■ **Raw data**:
>> BEGIN

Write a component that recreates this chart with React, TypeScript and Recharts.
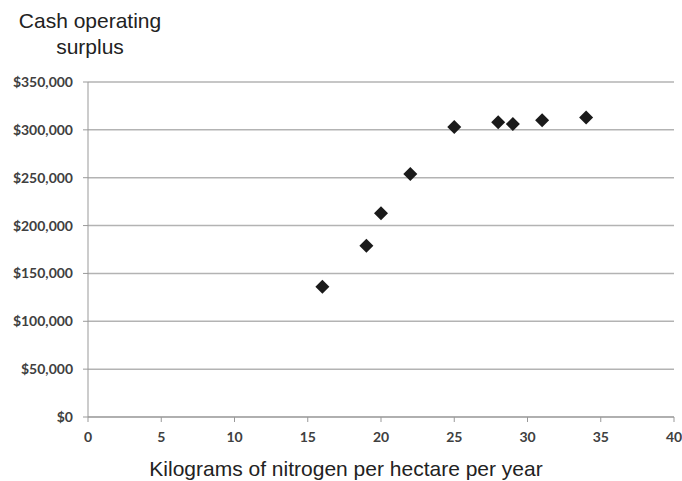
import React from 'react';
import { ScatterChart, Scatter, XAxis, YAxis, CartesianGrid } from 'recharts';

const nitrogen = [16, 19, 20, 22, 25, 28, 29, 31, 34];
const surplus = [136000, 179000, 213000, 254000, 303000, 308000, 306000, 310000, 313000];
const xTicks = [0, 5, 10, 15, 20, 25, 30, 35, 40];
const yTicks = [0, 50000, 100000, 150000, 200000, 250000, 300000, 350000];

const points = nitrogen.map((n, i) => ({ x: n, y: surplus[i] }));

const tickStyle = { fontFamily: 'Lato', fontWeight: 700, fontSize: 14, fill: '#404040' };

const Diamond = (props: any) => {
    const { cx, cy } = props;
    const r = 7;
    return (
        <polygon
            points={`${cx},${cy - r} ${cx + r},${cy} ${cx},${cy + r} ${cx - r},${cy}`}
            fill="#1a1a1a"
        />
    );
};

const labelStyle: React.CSSProperties = {
    position: 'absolute',
    fontFamily: '"Liberation Sans", Arial, sans-serif',
    fontSize: 21,
    lineHeight: '26px',
    color: '#222',
    textAlign: 'center',
    whiteSpace: 'nowrap',
};

const App: React.FC = () => {
    return (
        <div style={{ position: 'absolute', left: 0, top: 0, width: 682, height: 481, background: '#fff' }}>
            <div style={{ ...labelStyle, left: 0, top: 8, width: 180 }}>
                Cash operating
                <br />
                surplus
            </div>
            <ScatterChart width={682} height={481} margin={{ top: 82, right: 8, bottom: 34, left: 0 }}>
                <CartesianGrid vertical={false} stroke="#b3b3b3" strokeWidth={1.5} />
                <XAxis
                    type="number"
                    dataKey="x"
                    domain={[0, 40]}
                    ticks={xTicks}
                    height={30}
                    tick={tickStyle}
                    tickSize={5}
                    tickMargin={10}
                    stroke="#999"
                />
                <YAxis
                    type="number"
                    dataKey="y"
                    domain={[0, 350000]}
                    ticks={yTicks}
                    width={88}
                    tick={tickStyle}
                    tickSize={5}
                    tickMargin={10}
                    stroke="#999"
                    tickFormatter={(v: number) => `$${v.toLocaleString('en-US')}`}
                />
                <Scatter data={points} shape={Diamond} isAnimationActive={false} />
            </ScatterChart>
            <div style={{ ...labelStyle, left: 146, top: 456, width: 400 }}>
                Kilograms of nitrogen per hectare per year
            </div>
        </div>
    );
};

export default App;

>> END

■ **Exercise prompt**:
Restate each line from the start of the listing through the line bearing "XAxis, YAxis, CartesianGrid" word for word. Drop the pictures.

■ **Result**:
Write a component that recreates this chart with React, TypeScript and Recharts.
import React from 'react';
import { ScatterChart, Scatter, XAxis, YAxis, CartesianGrid } from 'recharts';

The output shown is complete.